A newly released deleted scene from the season 1 finale of Star Trek: Discovery confirms the return of one of the franchise's darkest and most controversial organizations - Section 31.
Introduced in Star Trek: Deep Space Nine, Section 31 is essentially the black ops division of Starfleet, undertaking the sorts of missions that fly in the face of the Federation's benevolent ideals. Section 31 has apparently always been a shadow organization within Starfleet, playing a minor role in the prequel series Enterprise, and serving as the primary antagonists of the J.J. Abrams reboot sequel Star Trek Into Darkness.
There were many hints throughout Star Trek: Discovery's first season that Section 31 was lurking in the shadows, and a newly released scene confirms the connection. Check it out below.
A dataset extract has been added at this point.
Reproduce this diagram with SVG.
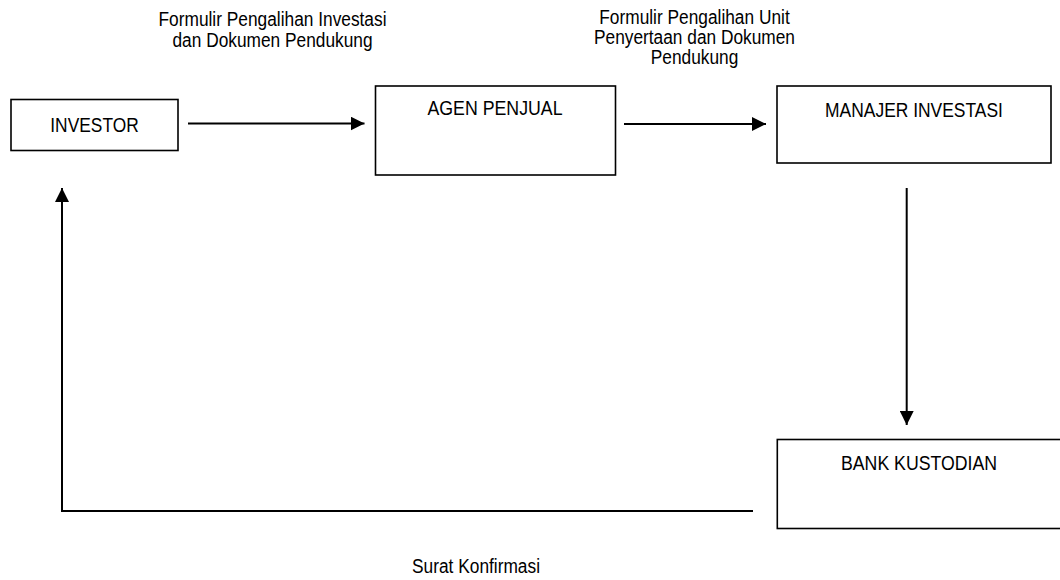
<svg xmlns="http://www.w3.org/2000/svg" width="1060" height="580" viewBox="0 0 1060 580">
<style>
.box{fill:#fff;stroke:#000;stroke-width:1.6}
.t{font-family:"Liberation Sans",Arial,sans-serif;font-size:19.5px;fill:#000;text-anchor:middle}
.c{fill:none;stroke:#000;stroke-width:2}
</style>
<defs>
<marker id="ah" viewBox="0 0 14 14" markerWidth="14" markerHeight="14" refX="14" refY="7" orient="auto" markerUnits="userSpaceOnUse">
<path d="M0,0 L14,7 L0,14 z" fill="#000"/>
</marker>
</defs>
<rect width="1060" height="580" fill="#fff"/>
<g id="investor">
<rect class="box" x="11" y="99.5" width="167" height="51"/>
<text class="t" x="94.5" y="132" textLength="88.4" lengthAdjust="spacingAndGlyphs">INVESTOR</text>
</g>
<g id="agen-penjual">
<rect class="box" x="375.5" y="86" width="240" height="89"/>
<text class="t" x="495" y="115" textLength="135" lengthAdjust="spacingAndGlyphs">AGEN PENJUAL</text>
</g>
<g id="manajer-investasi">
<rect class="box" x="777" y="86" width="274" height="77"/>
<text class="t" x="914" y="116.5" textLength="177.8" lengthAdjust="spacingAndGlyphs">MANAJER INVESTASI</text>
</g>
<g id="bank-kustodian">
<rect class="box" x="777.3" y="439.5" width="285" height="89"/>
<text class="t" x="919" y="470" textLength="156" lengthAdjust="spacingAndGlyphs">BANK KUSTODIAN</text>
</g>
<g id="connectors">
<line class="c" x1="188" y1="123.5" x2="364.5" y2="123.5" marker-end="url(#ah)"/>
<line class="c" x1="624" y1="124" x2="766" y2="124" marker-end="url(#ah)"/>
<line class="c" x1="906.7" y1="188" x2="906.7" y2="425" marker-end="url(#ah)"/>
<polyline class="c" points="753,511 62,511 62,188" marker-end="url(#ah)"/>
</g>
<g id="labels">
<text class="t" x="272.5" y="26" textLength="228" lengthAdjust="spacingAndGlyphs">Formulir Pengalihan Investasi</text>
<text class="t" x="272.5" y="47" textLength="200" lengthAdjust="spacingAndGlyphs">dan Dokumen Pendukung</text>
<text class="t" x="694.5" y="24" textLength="190.4" lengthAdjust="spacingAndGlyphs">Formulir Pengalihan Unit</text>
<text class="t" x="694.5" y="44" textLength="201" lengthAdjust="spacingAndGlyphs">Penyertaan dan Dokumen</text>
<text class="t" x="694.5" y="64" textLength="87.5" lengthAdjust="spacingAndGlyphs">Pendukung</text>
<text class="t" x="476" y="573" textLength="128" lengthAdjust="spacingAndGlyphs">Surat Konfirmasi</text>
</g>
</svg>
In this EXCLUSIVE BONUS SCENE from the season 1 finale of #StarTrekDiscovery, Mirror Georgiou receives a surprise invitation from Leland (@alanvansprang) to join a mysterious organization. *Spoiler Warning* Season 1 now streaming: https://t.co/KoUK3vJfGz pic.twitter.com/BVymEYr6Up— Star Trek: Discovery (@startrekcbs) March 24, 2018
Section 31 recruiting Mirror Georgiou makes sense, given the cutthroat, morally ambiguous tendencies of the former ruler of the Terran Empire. It also confirms that Michelle Yeoh's treacherous multiversal refugee will continue to play an important role in the show's second season. That second season has already promised plenty of other Star Trek throwbacks, as Captain Christopher Pike and the USS Enterprise made a surprise appearance in the season's final moments. The implication is that Michael Burnham will finally meet face to face with her famous adoptive sibling, Spock, though the show's producers have played coy about how they're going to handle that relationship.
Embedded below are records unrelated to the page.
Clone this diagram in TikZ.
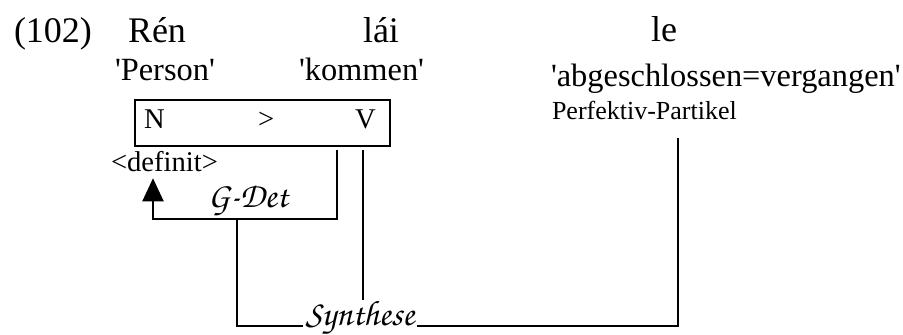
\documentclass[tikz,border=0pt]{standalone}
\usepackage{fontspec}
\setmainfont{Liberation Serif}
\newfontfamily\chorus{texgyrechorus-mediumitalic.otf}
\usepackage{tikz}
\usetikzlibrary{arrows.meta,positioning}
\newcommand{\q}{\textquotesingle}

\begin{document}
\begin{tikzpicture}[x=0.5pt,y=-0.5pt,line width=1pt,
                    every node/.style={inner sep=0pt,anchor=base west},
                    word/.style={font=\fontsize{18}{21}\selectfont},
                    gloss/.style={font=\fontsize{16.2}{19}\selectfont},
                    cat/.style={font=\fontsize{14.3}{17}\selectfont},
                    rule/.style={font=\chorus\fontsize{17.7}{21}\selectfont},
                    up/.style={-{Triangle[width=10.5pt,length=11.5pt]}}]
  \useasboundingbox (0,0) rectangle (903,335);

  % example line
  \node[word] (num) at (13,43) {(102)};
  \node[word] (ren) at (127,43) {Rén};
  \node[word] (lai) at (362,43) {lái};
  \node[word] (le) at (650,42) {le};

  % glosses
  \node[gloss] (person) at (114,81) {\q Person\q};
  \node[gloss] (kommen) at (298,81) {\q kommen\q};
  \node[gloss] (vergangen) at (550,87) {\q abgeschlossen=vergangen\q};
  \node[cat,font=\fontsize{13}{15}\selectfont] (perf) at (551,120) {Perfektiv-Partikel};

  % N > V
  \node[draw,anchor=north west,minimum width=127.5pt,minimum height=23pt] (box) at (134,99) {};
  \node[cat] (n) at (143,129) {N};
  \node[cat] (gt) at (257,129) {>};
  \node[cat] (v) at (354,129) {V};
  \node[cat] (definit) at (110,172) {<definit>};

  \coordinate (gdtop) at (337,150);
  \coordinate (gdend) at (153,219);
  \coordinate (sydrop) at (237,219);
  \coordinate (vtop) at (363,150);
  \coordinate (vbot) at (363,300);
  \coordinate (perfbot) at (678,138);

  \node[rule] (gdet) at (207,208) {G-Det};
  \node[rule,anchor=base,inner xsep=1pt] (syn) at (360,326) {Synthese};

  \draw[up] (gdtop) |- (gdend) -- ([yshift=-2.5pt]definit.south -| gdend);
  \draw (vtop) -- (vbot);
  \draw (sydrop) |- (syn.base west);
  \draw (syn.base east) -| (perfbot);
\end{tikzpicture}
\end{document}
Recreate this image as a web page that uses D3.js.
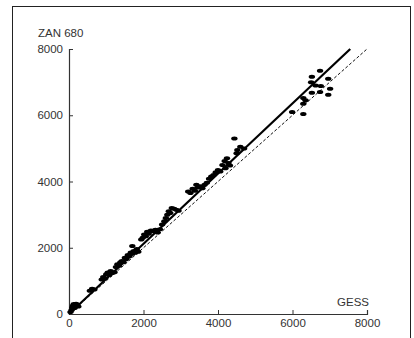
<!DOCTYPE html>
<html>
<head>
<meta charset="utf-8">
<script src="https://cdn.jsdelivr.net/npm/d3@7"></script>
<style>
  body { margin: 0; background: #fff; }
  svg { display: block; font-family: "Liberation Sans", Arial, sans-serif; }
</style>
</head>
<body>
<svg id="chart" width="414" height="338"></svg>
<script>
// GESS (x) vs ZAN 680 (y) readings
const gess = [40, 70, 90, 110, 130, 160, 190, 220, 250, 150,
  560, 620, 680,
  880, 920, 960, 1000, 1040, 1080, 1120, 1160, 1220,
  1260, 1300, 1340, 1380, 1420, 1460, 1500, 1540, 1580, 1620, 1660, 1700, 1740, 1780, 1820, 1700, 1860,
  1940, 1980, 2020, 2060, 2100, 2140, 2200, 2260, 2320, 2380, 2440,
  2500, 2560, 2600, 2640, 2680, 2720, 2760, 2820, 2880, 2940,
  3200, 3260, 3320, 3380, 3420, 3460, 3520, 3580, 3640, 3700,
  3760, 3820, 3880, 3940, 4000, 4060, 4120, 4180, 4240, 4280, 4200, 4320,
  4440, 4520, 4600, 4700, 4500,
  5990, 6290, 6290, 6290, 6350, 6500, 6520, 6740, 6760, 6740, 6960, 7010, 6960, 6520, 6620];
const zan = [60, 120, 200, 260, 300, 280, 310, 270, 230, 180,
  700, 760, 740,
  1040, 1120, 1080, 1200, 1250, 1180, 1300, 1240, 1260,
  1420, 1500, 1460, 1560, 1600, 1560, 1700, 1660, 1780, 1740, 1860, 1820, 1900, 1850, 1960, 2050, 1880,
  2250, 2300, 2400, 2350, 2480, 2420, 2520, 2500, 2540, 2460, 2560,
  2700, 2800, 2900, 3000, 3100, 3050, 3200, 3180, 3150, 3120,
  3700, 3650, 3780, 3720, 3900, 3820, 3860, 3800, 3900, 3960,
  4080, 4150, 4200, 4280, 4350, 4300, 4500, 4620, 4700, 4560, 4400, 4480,
  5300, 4950, 5050, 5000, 4850,
  6100, 6520, 6040, 6350, 6450, 7000, 7160, 7340, 6880, 6700, 7100, 6800, 6620, 6680, 6900];
const ticks = [0, 2000, 4000, 6000, 8000];
// regression fit (solid) and line of identity (dashed)
const fitLine = [[0, 0], [7550, 8000]];
const identityLine = [[0, 0], [8000, 8000]];

const svg = d3.select("#chart");

// outer frame
svg.append("rect")
  .attr("x", 12.5).attr("y", 6.5)
  .attr("width", 398).attr("height", 340)
  .attr("fill", "none").attr("stroke", "#222").attr("stroke-width", 1);

const x = d3.scaleLinear().domain([0, 8000]).range([69, 367]);
const y = d3.scaleLinear().domain([0, 8000]).range([314, 49]);

const xAxis = svg.append("g")
  .attr("transform", "translate(0,314)")
  .call(d3.axisBottom(x).tickValues(ticks).tickFormat(d3.format("d"))
    .tickSizeInner(-4).tickSizeOuter(-4).tickPadding(5));

const yAxis = svg.append("g")
  .attr("transform", "translate(69,0)")
  .call(d3.axisLeft(y).tickValues(ticks).tickFormat(d3.format("d"))
    .tickSizeInner(-4).tickSizeOuter(-4).tickPadding(6));

[xAxis, yAxis].forEach(g => {
  g.select(".domain").attr("stroke", "#333").attr("stroke-width", 1.2);
  g.selectAll(".tick line").attr("stroke", "#333");
  g.selectAll("text").attr("font-size", 11.5).attr("fill", "#333")
    .attr("font-family", "'Liberation Sans', Arial, sans-serif");
});

svg.append("text").attr("x", 38).attr("y", 37)
  .attr("font-size", 11.5).attr("fill", "#333").text("ZAN 680");
svg.append("text").attr("x", 369).attr("y", 306).attr("text-anchor", "end")
  .attr("font-size", 11.5).attr("fill", "#333").text("GESS");

const line = d3.line().x(d => x(d[0])).y(d => y(d[1]));

svg.append("path").datum(identityLine)
  .attr("d", line).attr("fill", "none")
  .attr("stroke", "#111").attr("stroke-width", 1)
  .attr("stroke-dasharray", "3,2");

svg.append("path").datum(fitLine)
  .attr("d", line).attr("fill", "none")
  .attr("stroke", "#000").attr("stroke-width", 2.2);

svg.append("g").selectAll("ellipse")
  .data(d3.range(gess.length))
  .enter().append("ellipse")
  .attr("cx", i => x(gess[i]))
  .attr("cy", i => y(zan[i]))
  .attr("rx", 3.2).attr("ry", 2)
  .attr("fill", "#000");
</script>
</body>
</html>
Discovery ran into some controversy by embracing a much darker, much less optimistic worldview than is usually portrayed in Star Trek. The desperation of the Klingon war put deeply duplicitous characters like Captain Gabriel Lorca into positions of power, and Burnham was pretty comfortably the most flawed lead character in the franchise's history. And while the end of the Klingon seemed to signal a shift toward a more traditional Star Trek tone and mission going forward, Section 31 is a pretty strong indicator Discovery isn't done dabbling in the darker corners of Gene Roddenberry's ostensible utopia.
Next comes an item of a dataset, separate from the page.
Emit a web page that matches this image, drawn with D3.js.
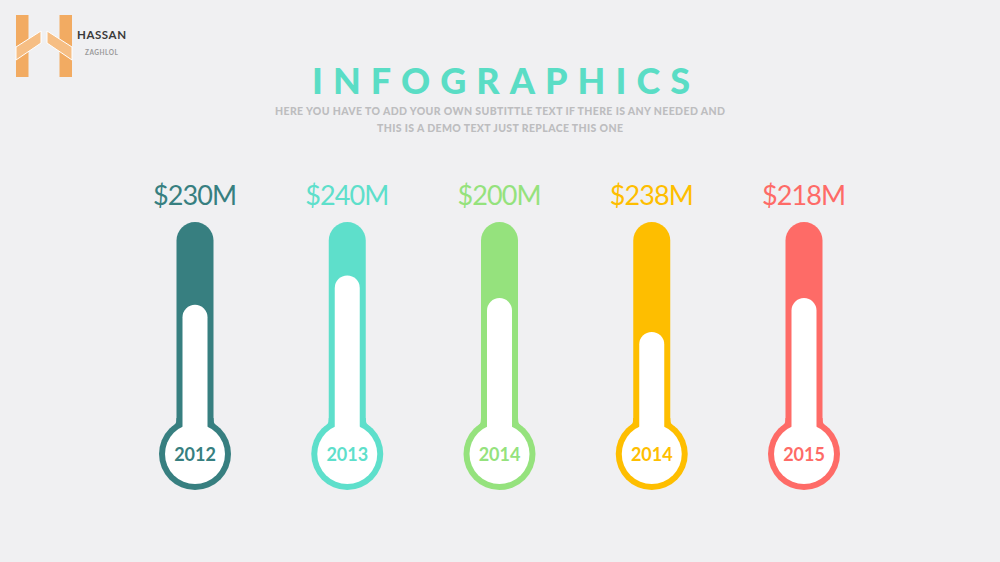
<!DOCTYPE html>
<html><head><meta charset="utf-8">
<script src="https://cdn.jsdelivr.net/npm/d3@7"></script>
<style>html,body{margin:0;padding:0;background:#F0F0F2;} svg{display:block}</style>
</head><body><svg id="c" width="1000" height="562"></svg>
<script>
// ---- data ----
const years = ["2012", "2013", "2014", "2014", "2015"];
const amounts = [230, 240, 200, 238, 218];
const levels = [66, 79, 69, 54, 69]; // height of white column, % of tube
const colors = ["#377F80", "#5EDFCB", "#95E27D", "#FEBE00", "#FE6B67"];
const title = "INFOGRAPHICS";
const subtitleLines = [
  "HERE YOU HAVE TO ADD YOUR OWN SUBTITTLE TEXT IF THERE IS ANY NEEDED AND",
  "THIS IS A DEMO TEXT JUST REPLACE THIS ONE"
];
const brand = "HASSAN";
const brandSub = "ZAGHLOL";

// ---- drawing ----
const svg = d3.select("#c");
svg.append("rect").attr("width", 1000).attr("height", 562).attr("fill", "#F0F0F2");

// logo
const logo = svg.append("g");
const barC = "#F2AB62", bandC = "#F6BE84";
logo.append("rect").attr("x", 16).attr("y", 15).attr("width", 12.5).attr("height", 62).attr("fill", barC);
logo.append("rect").attr("x", 59.5).attr("y", 15).attr("width", 12.5).attr("height", 62).attr("fill", barC);
logo.append("polygon").attr("points", "16,47 41,31 41,43 16,60").attr("fill", bandC).attr("stroke", "#fff").attr("stroke-width", 1);
logo.append("polygon").attr("points", "72,47 47,31 47,43 72,60").attr("fill", bandC).attr("stroke", "#fff").attr("stroke-width", 1);
logo.append("text").attr("x", 77).attr("y", 39).text(brand)
  .attr("font-family", "Lato").attr("font-weight", 700).attr("font-size", 11.5).attr("fill", "#3a3a3a")
  .attr("textLength", 49).attr("lengthAdjust", "spacing");
logo.append("text").attr("x", 85).attr("y", 55).text(brandSub)
  .attr("font-family", "Lato").attr("font-weight", 700).attr("font-size", 6.5).attr("fill", "#9a9a9a")
  .attr("textLength", 33).attr("lengthAdjust", "spacing");

// title
svg.append("text").attr("x", 312).attr("y", 94).text(title)
  .attr("font-family", "Lato").attr("font-weight", 900).attr("font-size", 36).attr("fill", "#5ADDC5")
  .attr("textLength", 378).attr("lengthAdjust", "spacing");
const subX = [275, 377], subW = [450, 246], subY = [115, 131.5];
svg.selectAll("text.sub").data(subtitleLines).join("text").attr("class", "sub")
  .attr("x", (d, i) => subX[i]).attr("y", (d, i) => subY[i]).text(d => d)
  .attr("font-family", "Lato").attr("font-weight", 900).attr("font-size", 10.5).attr("fill", "#BDBDBF")
  .attr("textLength", (d, i) => subW[i]).attr("lengthAdjust", "spacing");

// scales
const x = d3.scalePoint().domain(d3.range(years.length)).range([195, 804]);
const y = d3.scaleLinear().domain([0, 100]).range([454, 228]);
const tubeTop = 222, bulbY = y(0), tubeW = 37, innerW = 25, bulbR = 36, innerR = 30;

const g = svg.selectAll("g.th").data(years.map((yr, i) => ({yr, i, amt: amounts[i], lvl: levels[i], c: colors[i]})))
  .join("g").attr("class", "th").attr("transform", d => `translate(${x(d.i)},0)`);

g.append("rect").attr("x", -tubeW / 2).attr("y", tubeTop).attr("width", tubeW).attr("height", bulbY - tubeTop)
  .attr("rx", tubeW / 2).attr("fill", d => d.c);
// fillet between tube and bulb
g.append("path").attr("d", `M${-tubeW/2 - 5},${bulbY - 27} Q${-tubeW/2},${bulbY - 28} ${-tubeW/2},${bulbY - 36} L${tubeW/2},${bulbY - 36} Q${tubeW/2},${bulbY - 28} ${tubeW/2 + 5},${bulbY - 27} Z`)
  .attr("fill", d => d.c);
g.append("circle").attr("cx", 0).attr("cy", bulbY).attr("r", bulbR).attr("fill", d => d.c);
g.append("circle").attr("cx", 0).attr("cy", bulbY).attr("r", innerR).attr("fill", "#fff");
g.append("rect").attr("x", -innerW / 2).attr("y", d => y(d.lvl)).attr("width", innerW)
  .attr("height", d => bulbY - y(d.lvl)).attr("rx", innerW / 2).attr("fill", "#fff");

g.append("text").attr("x", 0).attr("y", 205).attr("text-anchor", "middle")
  .text(d => `$${d.amt}M`)
  .attr("font-family", "Lato").attr("font-size", 27).attr("fill", d => d.c)
  .attr("textLength", 84).attr("lengthAdjust", "spacing");
g.append("text").attr("x", 0).attr("y", 461).attr("text-anchor", "middle")
  .text(d => d.yr)
  .attr("font-family", "Lato").attr("font-weight", 700).attr("font-size", 18).attr("fill", d => d.c);
</script>
</body></html>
There's surprisingly little concrete information on Discovery's second season at this point. The sophomore batch of episodes isn't expected to hit CBS All Access until sometime in 2019. The Star Trek film franchise currently faces an even more uncertain future, as information on Quentin Tarantino's proposed movie is essentially non-existent at this point. Star Trek is at a fairly low cultural ebb at the moment, but confirmation of Section 31 at least suggests the creators of Discovery are gearing up for another breathless, polarizing season.